Vous n’aurez qu’à aller là-bas si vous voulez récupérer vos affaires», fait-il dire à un de ses subordonnés. Les bulldozers ne sont pas encore entrés en action. Pour l’heure, ce sont les bagages qui sont transportés dans des camions, vers une destination inconnue pour le moment.

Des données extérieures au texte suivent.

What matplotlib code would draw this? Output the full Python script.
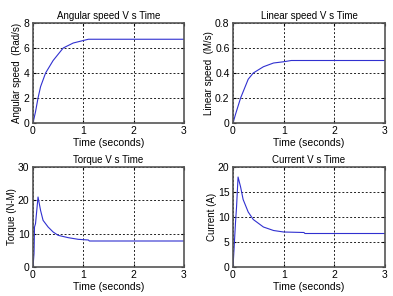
import numpy as np
import matplotlib
matplotlib.use("Agg")
import matplotlib.pyplot as plt

plt.rcParams['font.family'] = ['Liberation Sans', 'DejaVu Sans']
plt.rcParams['font.size'] = 7

# angular speed [rad/s]
t_ang = [0, 0.05, 0.1, 0.15, 0.25, 0.4, 0.6, 0.8, 1.0, 1.1, 3.0]
w_ang = [0, 0.9, 2.0, 2.9, 4.0, 5.0, 6.0, 6.4, 6.6, 6.7, 6.7]

# linear speed [m/s]
t_lin = [0, 0.05, 0.15, 0.3, 0.4, 0.6, 0.8, 1.0, 1.15, 3.0]
v_lin = [0, 0.07, 0.2, 0.35, 0.4, 0.45, 0.48, 0.49, 0.5, 0.5]

# torque [N-m]
t_tq = [0, 0.02, 0.03, 0.05, 0.1, 0.15, 0.2, 0.3, 0.4, 0.5, 0.7, 0.9, 1.1, 1.12, 3.0]
tq = [0, 4, 12, 13, 21, 17, 14, 12, 10.5, 9.5, 8.8, 8.3, 8.1, 7.8, 7.8]

# current [A]
t_cur = [0, 0.02, 0.05, 0.07, 0.1, 0.15, 0.2, 0.3, 0.4, 0.6, 0.8, 1.0, 1.4, 1.42, 3.0]
cur = [0, 3.5, 9, 12, 18, 16, 13.5, 11, 9.5, 8.0, 7.3, 7.0, 6.9, 6.7, 6.7]

panels = [
  # rect, t, y, ylim, yticks, title, ylabel
  ([33, 23, 184, 123], t_ang, w_ang, (0, 8), [0, 2, 4, 6, 8], "Angular speed V s Time", "Angular speed  (Rad/s)"),
  ([233, 23, 385, 123], t_lin, v_lin, (0, 0.8), [0, 0.2, 0.4, 0.6, 0.8], "Linear speed V s Time", "Linear speed  (M/s)"),
  ([33, 167, 184, 267], t_tq, tq, (0, 30), [0, 10, 20, 30], "Torque V s Time", "Torque (N-M)"),
  ([233, 167, 385, 267], t_cur, cur, (0, 20), [0, 5, 10, 15, 20], "Current V s Time", "Current (A)"),
]

W, H = 393, 296
fig = plt.figure(figsize=(W / 100, H / 100), dpi=100)

for rect, t, y, ylim, yticks, title, ylabel in panels:
  x0, y0, x1, y1 = rect
  ax = fig.add_axes([x0 / W, 1 - y1 / H, (x1 - x0) / W, (y1 - y0) / H])
  ax.plot(t, y, color='#3030d0', linewidth=0.8)
  ax.set_xlim(0, 3)
  ax.set_ylim(*ylim)
  ax.set_xticks([0, 1, 2, 3])
  ax.set_yticks(yticks)
  ax.yaxis.set_major_formatter(matplotlib.ticker.FuncFormatter(lambda v, p: ('%g' % v)))
  ax.grid(True, color='#222222', linestyle=(0, (2, 2)), linewidth=0.7)
  ax.set_title(title, fontsize=7, pad=3)
  ax.set_xlabel("Time (seconds)", fontsize=7.5, labelpad=1)
  ax.set_ylabel(ylabel, fontsize=7, labelpad=1)
  ax.tick_params(direction='in', length=2, pad=2.5, labelsize=7.5, top=True, right=True)
  for s in ax.spines.values():
    s.set_color('#555555')
    s.set_linewidth(1.2)

fig.savefig("out.png", dpi=100)
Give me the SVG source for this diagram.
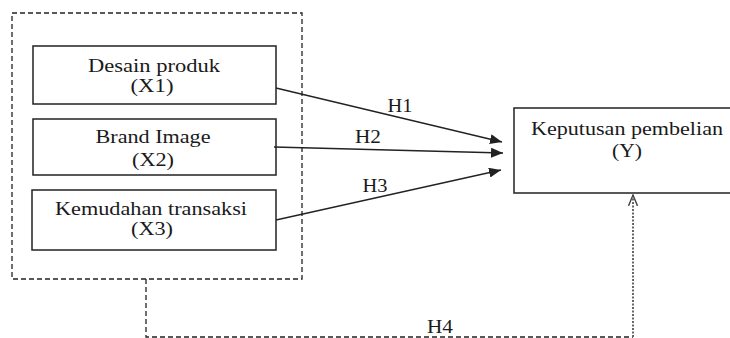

Dans les discussions, il ressort qu’une sommation a bien été servie. Mais il y a longtemps. «La logique aurait voulu qu’ils nous informent qu’après la fête, ils allaient venir déguerpir les gens.» Mais rien, se désole un habitant de la cité. Tailleur de son état, il n’a aucune information sur ses affaires. Même chose pour son interlocuteur mécanicien. «A la veille de la Tabaski, j’avais acheté 750 000 F de pièces détachées de Jakarta. Tout est resté dans ma chambre, avec ma moto», dit-il. «Ils auraient mieux fait de nous tuer.» Cette phrase revient souvent dans les discussions. «Nous avons travaillé pendant des années, acheté des frigos, des téléviseurs pour nos chambres. Un beau jour, ils viennent tout démolir. Je le jure que je vais sortir de ce pays», dit un jeune homme avec désespoir. A la Cité Imbécile comme à la Zone de captage, les autorités ont profité de l’absence du plus grand nombre, parti célébrer la fête au village, pour procéder à cette opération de déguerpissement.